== STATED EXERCISE ==
Reproduce exactly the run of lines from the one containing "Write a web" through the one containing "52000, 37800, 60300, 48700, 40000, 65400];". Pictures do not belong in the copy.

== DATA EXTRACT ==
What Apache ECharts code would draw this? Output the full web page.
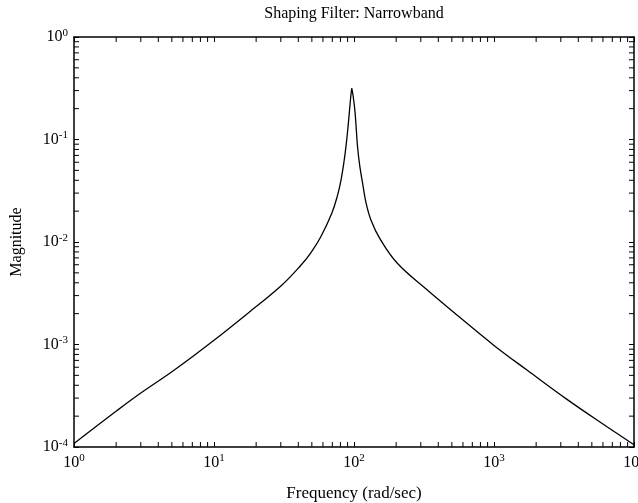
<!DOCTYPE html>
<html>
<head>
<meta charset="utf-8">
<script src="https://cdn.jsdelivr.net/npm/echarts@6/dist/echarts.min.js"></script>
<style>
  body { margin: 0; padding: 0; background: #fff; }
  #chart { width: 638px; height: 503px; }
</style>
</head>
<body>
<div id="chart"></div>
<script>
// frequency (rad/sec) and magnitude
var freq = [1, 2.04, 3.0, 5.18, 10, 17.3, 29.9, 41.6, 49, 57.8, 69.3, 76, 80.7, 85, 88, 90.5, 92.5, 94.5, 96.3, 98.4, 101.9, 106, 110, 115, 122, 133, 153, 204, 334, 518, 1000, 1730, 3340, 6450, 10000];
var mag = [1.08e-4, 2.28e-4, 3.36e-4, 5.6e-4, 1.1e-3, 2.0e-3, 3.7e-3, 5.9e-3, 7.8e-3, 0.0112, 0.019, 0.028, 0.040, 0.062, 0.09, 0.13, 0.18, 0.25, 0.315, 0.27, 0.18, 0.085, 0.055, 0.038, 0.024, 0.016, 0.0108, 6.2e-3, 3.4e-3, 2.05e-3, 9.8e-4, 5.6e-4, 2.9e-4, 1.57e-4, 1.05e-4];

// minor tick positions (2..9 in each decade)
var mults = [2, 3, 4, 5, 6, 7, 8, 9];
var xDecades = [1, 10, 100, 1000];
var yDecades = [1e-4, 1e-3, 1e-2, 1e-1];

var xMinor = [];
xDecades.forEach(function (d) { mults.forEach(function (m) { xMinor.push(m * d); }); });
var yMinor = [];
yDecades.forEach(function (d) { mults.forEach(function (m) { yMinor.push(m * d); }); });

// split the curve at the resonance peak so the tip stays sharp
var points = freq.map(function (f, i) { return [f, mag[i]]; });
var peak = mag.indexOf(Math.max.apply(null, mag));
var rising = points.slice(0, peak + 1);
var falling = points.slice(peak);

var font = 'Liberation Serif';
var tickLen = 5;

function powLabel(v) {
  var e = Math.round(Math.log10(v));
  return '{b|10}{s|' + e + '}';
}
var rich = {
  b: { fontFamily: font, fontSize: 16, color: '#000' },
  s: { fontFamily: font, fontSize: 11, color: '#000', padding: [0, 0, 8, 0] }
};

var line = { lineStyle: { color: '#000', width: 1.5 } };

var chart = echarts.init(document.getElementById('chart'));

var curve = {
  type: 'line',
  showSymbol: false,
  smooth: 0.4,
  lineStyle: { color: '#000', width: 1.3 },
  silent: true
};

var option = {
  backgroundColor: '#fff',
  animation: false,
  title: {
    text: 'Shaping Filter: Narrowband',
    left: 354,
    textAlign: 'center',
    top: 6,
    padding: 0,
    textStyle: { fontFamily: font, fontSize: 16, fontWeight: 'normal', color: '#000' }
  },
  grid: { left: 74, right: 4, top: 37, bottom: 56, containLabel: false, outerBoundsMode: 'none' },
  xAxis: [
    {
      type: 'log', logBase: 10, min: 1, max: 10000, interval: 1,
      position: 'bottom',
      name: 'Frequency (rad/sec)', nameLocation: 'middle', nameGap: 38,
      nameTextStyle: { fontFamily: font, fontSize: 17, color: '#000' },
      axisLine: line,
      axisTick: { inside: true, length: tickLen, lineStyle: { color: '#000' } },
      axisLabel: { margin: 6, formatter: powLabel, rich: rich, showMaxLabel: true },
      splitLine: { show: false }
    },
    {
      type: 'log', logBase: 10, min: 1, max: 10000, interval: 1,
      position: 'top',
      axisLine: line,
      axisTick: { inside: true, length: tickLen, lineStyle: { color: '#000' } },
      axisLabel: { show: false },
      splitLine: { show: false }
    }
  ],
  yAxis: [
    {
      type: 'log', logBase: 10, min: 1e-4, max: 1, interval: 1,
      position: 'left',
      name: 'Magnitude', nameLocation: 'middle', nameGap: 49,
      nameTextStyle: { fontFamily: font, fontSize: 16, color: '#000' },
      axisLine: line,
      axisTick: { inside: true, length: tickLen, lineStyle: { color: '#000' } },
      axisLabel: { margin: 6, formatter: powLabel, rich: rich },
      splitLine: { show: false }
    },
    {
      type: 'log', logBase: 10, min: 1e-4, max: 1, interval: 1,
      position: 'right',
      axisLine: line,
      axisTick: { inside: true, length: tickLen, lineStyle: { color: '#000' } },
      axisLabel: { show: false },
      splitLine: { show: false }
    }
  ],
  series: [
    Object.assign({ data: rising }, curve),
    Object.assign({ data: falling }, curve),
    {
      // minor ticks on bottom and top
      type: 'custom',
      silent: true,
      data: xMinor.map(function (v) { return [v, 1e-2]; }),
      renderItem: function (params, api) {
        var v = api.value(0);
        var b = api.coord([v, 1e-4]);
        var t = api.coord([v, 1]);
        var st = { stroke: '#000', lineWidth: 1 };
        return {
          type: 'group',
          children: [
            { type: 'line', shape: { x1: b[0], y1: b[1], x2: b[0], y2: b[1] - tickLen }, style: st },
            { type: 'line', shape: { x1: t[0], y1: t[1], x2: t[0], y2: t[1] + tickLen }, style: st }
          ]
        };
      }
    },
    {
      // minor ticks on left and right
      type: 'custom',
      silent: true,
      data: yMinor.map(function (v) { return [10, v]; }),
      renderItem: function (params, api) {
        var v = api.value(1);
        var l = api.coord([1, v]);
        var r = api.coord([10000, v]);
        var st = { stroke: '#000', lineWidth: 1 };
        return {
          type: 'group',
          children: [
            { type: 'line', shape: { x1: l[0], y1: l[1], x2: l[0] + tickLen, y2: l[1] }, style: st },
            { type: 'line', shape: { x1: r[0], y1: r[1], x2: r[0] - tickLen, y2: r[1] }, style: st }
          ]
        };
      }
    }
  ]
};

chart.setOption(option);
</script>
</body>
</html>
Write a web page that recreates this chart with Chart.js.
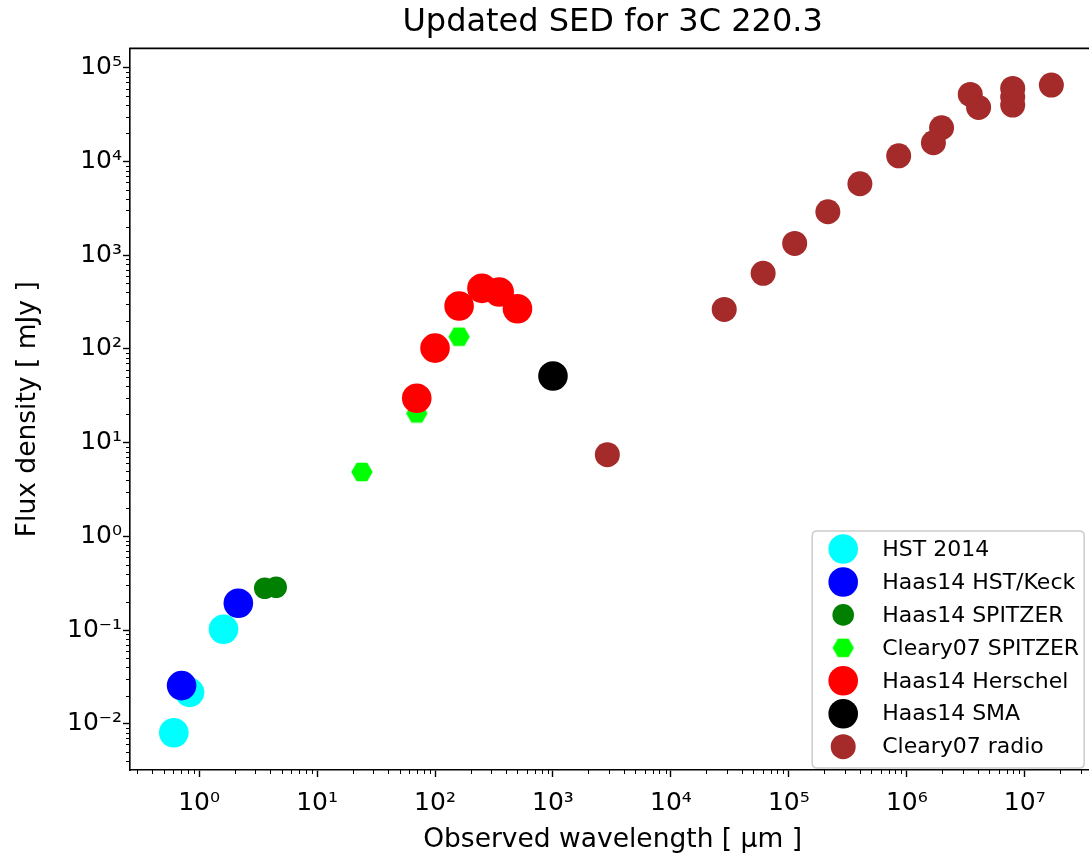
<!DOCTYPE html>
<html>
<head>
<meta charset="utf-8">
<title>Updated SED for 3C 220.3</title>
<script src="https://cdn.jsdelivr.net/npm/chart.js@4/dist/chart.umd.min.js"></script>
<style>
  html, body { margin: 0; padding: 0; background: #fff; overflow: hidden; }
  #wrap { width: 1110px; height: 856px; }
</style>
</head>
<body>
<div id="wrap"><canvas id="sed" width="1110" height="856"></canvas></div>
<script>
// observed wavelength [um] and flux density [mJy] per data set
const hstWave = [0.61, 0.83, 1.61];
const hstFlux = [0.0080, 0.0216, 0.102];
const keckWave = [0.71, 2.15];
const keckFlux = [0.0255, 0.193];
const spitzerWave = [3.6, 4.5];
const spitzerFlux = [0.279, 0.286];
const clearySpitzerWave = [24, 70, 160];
const clearySpitzerFlux = [4.86, 20.5, 135];
const herschelWave = [70, 100, 160, 250, 350, 500];
const herschelFlux = [29.7, 102, 287, 443, 405, 268];
const smaWave = [1000];
const smaFlux = [51.3];
const radioWave = [2890, 28300, 60500, 112000, 214000, 400000, 853000, 1.68e6, 1.97e6,
                   3.45e6, 4.06e6, 7.9e6, 7.9e6, 7.9e6, 1.68e7];
const radioFlux = [7.43, 264, 640, 1337, 2910, 5790, 11500, 15850, 22900,
                   52000, 37800, 60300, 48700, 40000, 65400];

const xTickValues = [1, 10, 100, 1e3, 1e4, 1e5, 1e6, 1e7];
const xTickLabels = ['10⁰', '10¹', '10²', '10³', '10⁴', '10⁵', '10⁶', '10⁷'];
const yTickValues = [1e-2, 1e-1, 1, 10, 100, 1e3, 1e4, 1e5];
const yTickLabels = ['10⁻²', '10⁻¹', '10⁰', '10¹', '10²', '10³', '10⁴', '10⁵'];

const FONT = 'DejaVu Sans';

function pairs(xs, ys) {
  return xs.map((x, i) => ({ x: x, y: ys[i] }));
}

// flat-topped hexagon marker (matplotlib 'H')
function hexMarker(r, color) {
  const c = document.createElement('canvas');
  c.width = Math.ceil(2 * r + 2);
  c.height = Math.ceil(2 * r + 2);
  const g = c.getContext('2d');
  const cx = c.width / 2, cy = c.height / 2;
  g.beginPath();
  for (let k = 0; k < 6; k++) {
    const a = k * Math.PI / 3;
    const px = cx + r * Math.cos(a), py = cy + r * Math.sin(a);
    if (k === 0) g.moveTo(px, py); else g.lineTo(px, py);
  }
  g.closePath();
  g.fillStyle = color;
  g.fill();
  return c;
}

const hexImg = hexMarker(10.7, '#00ff00');

const series = [
  { label: 'HST 2014',          wave: hstWave,           flux: hstFlux,           color: '#00ffff', r: 14.8 },
  { label: 'Haas14 HST/Keck',   wave: keckWave,          flux: keckFlux,          color: '#0000ff', r: 14.8 },
  { label: 'Haas14 SPITZER',    wave: spitzerWave,       flux: spitzerFlux,       color: '#008000', r: 10.8 },
  { label: 'Cleary07 SPITZER',  wave: clearySpitzerWave, flux: clearySpitzerFlux, color: '#00ff00', r: 10.7, hex: true },
  { label: 'Haas14 Herschel',   wave: herschelWave,      flux: herschelFlux,      color: '#ff0000', r: 14.8 },
  { label: 'Haas14 SMA',        wave: smaWave,           flux: smaFlux,           color: '#000000', r: 14.8 },
  { label: 'Cleary07 radio',    wave: radioWave,         flux: radioFlux,         color: '#a52a2a', r: 12.5 }
];

const datasets = series.map((s, i) => ({
  label: s.label,
  data: pairs(s.wave, s.flux),
  backgroundColor: s.color,
  borderColor: s.color,
  borderWidth: 0,
  pointRadius: s.r,
  pointHoverRadius: s.r,
  pointStyle: s.hex ? hexImg : 'circle',
  showLine: false,
  order: series.length - i   // later series drawn on top, like matplotlib
}));

// minor ticks, top spine and the in-axes legend box
const framePlugin = {
  id: 'frame',
  afterDraw(chart) {
    const ctx = chart.ctx;
    const area = chart.chartArea;
    const xs = chart.scales.x, ys = chart.scales.y;
    ctx.save();
    ctx.strokeStyle = '#000';
    ctx.lineWidth = 1;
    for (let k = -1; k <= 8; k++) {
      for (let m = 2; m <= 9; m++) {
        const v = m * Math.pow(10, k);
        if (v > xs.min && v < xs.max) {
          const px = Math.round(xs.getPixelForValue(v)) + 0.5;
          ctx.beginPath(); ctx.moveTo(px, area.bottom); ctx.lineTo(px, area.bottom + 4); ctx.stroke();
        }
      }
    }
    for (let k = -3; k <= 6; k++) {
      for (let m = 2; m <= 9; m++) {
        const v = m * Math.pow(10, k);
        if (v > ys.min && v < ys.max) {
          const py = Math.round(ys.getPixelForValue(v)) + 0.5;
          ctx.beginPath(); ctx.moveTo(area.left, py); ctx.lineTo(area.left - 4, py); ctx.stroke();
        }
      }
    }
    // top spine
    ctx.lineWidth = 1.6;
    ctx.beginPath(); ctx.moveTo(area.left - 0.8, area.top); ctx.lineTo(area.right, area.top); ctx.stroke();

    // legend
    const bw = 272, bh = 237;
    const bx = area.right - 11 - bw, by = area.bottom - 2 - bh;
    const rad = 5;
    ctx.beginPath();
    ctx.moveTo(bx + rad, by);
    ctx.lineTo(bx + bw - rad, by); ctx.quadraticCurveTo(bx + bw, by, bx + bw, by + rad);
    ctx.lineTo(bx + bw, by + bh - rad); ctx.quadraticCurveTo(bx + bw, by + bh, bx + bw - rad, by + bh);
    ctx.lineTo(bx + rad, by + bh); ctx.quadraticCurveTo(bx, by + bh, bx, by + bh - rad);
    ctx.lineTo(bx, by + rad); ctx.quadraticCurveTo(bx, by, bx + rad, by);
    ctx.closePath();
    ctx.fillStyle = 'rgba(255,255,255,0.8)';
    ctx.fill();
    ctx.strokeStyle = '#cccccc';
    ctx.lineWidth = 1.5;
    ctx.stroke();

    ctx.font = '22px "' + FONT + '"';
    ctx.textBaseline = 'middle';
    ctx.textAlign = 'left';
    chart.data.datasets.forEach((ds, i) => {
      const cy = by + 18 + i * 32.95;
      const cx = bx + 31;
      if (ds.pointStyle instanceof HTMLCanvasElement) {
        ctx.drawImage(ds.pointStyle, cx - ds.pointStyle.width / 2, cy - ds.pointStyle.height / 2);
      } else {
        ctx.beginPath();
        ctx.arc(cx, cy, ds.pointRadius, 0, Math.PI * 2);
        ctx.fillStyle = ds.backgroundColor;
        ctx.fill();
      }
      ctx.fillStyle = '#000';
      ctx.fillText(ds.label, bx + 70, cy + 1);
    });
    ctx.restore();
  }
};

new Chart(document.getElementById('sed').getContext('2d'), {
  type: 'scatter',
  data: { datasets: datasets },
  options: {
    responsive: false,
    animation: false,
    layout: { padding: { left: 0, right: 12, top: 0, bottom: 0 } },
    plugins: {
      legend: { display: false },
      tooltip: { enabled: false },
      title: {
        display: true,
        text: 'Updated SED for 3C 220.3',
        fullSize: false,
        color: '#000',
        font: { family: FONT, size: 32, weight: 'normal' },
        padding: { top: 3, bottom: 7 }
      }
    },
    scales: {
      x: {
        type: 'logarithmic',
        min: Math.pow(10, -0.586),
        max: Math.pow(10, 7.597),
        afterBuildTicks: (scale) => { scale.ticks = xTickValues.map(v => ({ value: v, major: true })); },
        afterFit: (scale) => { scale.height = 86; },
        grid: { display: true, drawOnChartArea: false, drawTicks: true, tickLength: 7, tickWidth: 1.4, tickColor: '#000' },
        border: { display: true, color: '#000', width: 1.6 },
        ticks: {
          autoSkip: false,
          maxRotation: 0,
          padding: 11,
          color: '#000',
          font: { family: FONT, size: 25 },
          callback: (value, index) => xTickLabels[index]
        },
        title: {
          display: true,
          text: 'Observed wavelength [ μm ]',
          color: '#000',
          font: { family: FONT, size: 26.5 },
          padding: { top: 0, bottom: 0 }
        }
      },
      y: {
        type: 'logarithmic',
        min: Math.pow(10, -2.494),
        max: Math.pow(10, 5.207),
        afterBuildTicks: (scale) => { scale.ticks = yTickValues.map(v => ({ value: v, major: true })); },
        afterFit: (scale) => { scale.width = 130; },
        grid: { display: true, drawOnChartArea: false, drawTicks: true, tickLength: 7, tickWidth: 1.4, tickColor: '#000' },
        border: { display: true, color: '#000', width: 1.6 },
        ticks: {
          autoSkip: false,
          padding: 1,
          color: '#000',
          font: { family: FONT, size: 25 },
          callback: (value, index) => yTickLabels[index]
        },
        title: {
          display: true,
          text: 'Flux density [ mJy ]',
          color: '#000',
          font: { family: FONT, size: 26.5 },
          padding: { top: 12, bottom: 0 }
        }
      }
    }
  },
  plugins: [framePlugin]
});
</script>
</body>
</html>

== EXERCISE OUTPUT ==
Write a web page that recreates this chart with Chart.js.
<!DOCTYPE html>
<html>
<head>
<meta charset="utf-8">
<title>Updated SED for 3C 220.3</title>
<script src="https://cdn.jsdelivr.net/npm/chart.js@4/dist/chart.umd.min.js"></script>
<style>
  html, body { margin: 0; padding: 0; background: #fff; overflow: hidden; }
  #wrap { width: 1110px; height: 856px; }
</style>
</head>
<body>
<div id="wrap"><canvas id="sed" width="1110" height="856"></canvas></div>
<script>
// observed wavelength [um] and flux density [mJy] per data set
const hstWave = [0.61, 0.83, 1.61];
const hstFlux = [0.0080, 0.0216, 0.102];
const keckWave = [0.71, 2.15];
const keckFlux = [0.0255, 0.193];
const spitzerWave = [3.6, 4.5];
const spitzerFlux = [0.279, 0.286];
const clearySpitzerWave = [24, 70, 160];
const clearySpitzerFlux = [4.86, 20.5, 135];
const herschelWave = [70, 100, 160, 250, 350, 500];
const herschelFlux = [29.7, 102, 287, 443, 405, 268];
const smaWave = [1000];
const smaFlux = [51.3];
const radioWave = [2890, 28300, 60500, 112000, 214000, 400000, 853000, 1.68e6, 1.97e6,
                   3.45e6, 4.06e6, 7.9e6, 7.9e6, 7.9e6, 1.68e7];
const radioFlux = [7.43, 264, 640, 1337, 2910, 5790, 11500, 15850, 22900,
                   52000, 37800, 60300, 48700, 40000, 65400];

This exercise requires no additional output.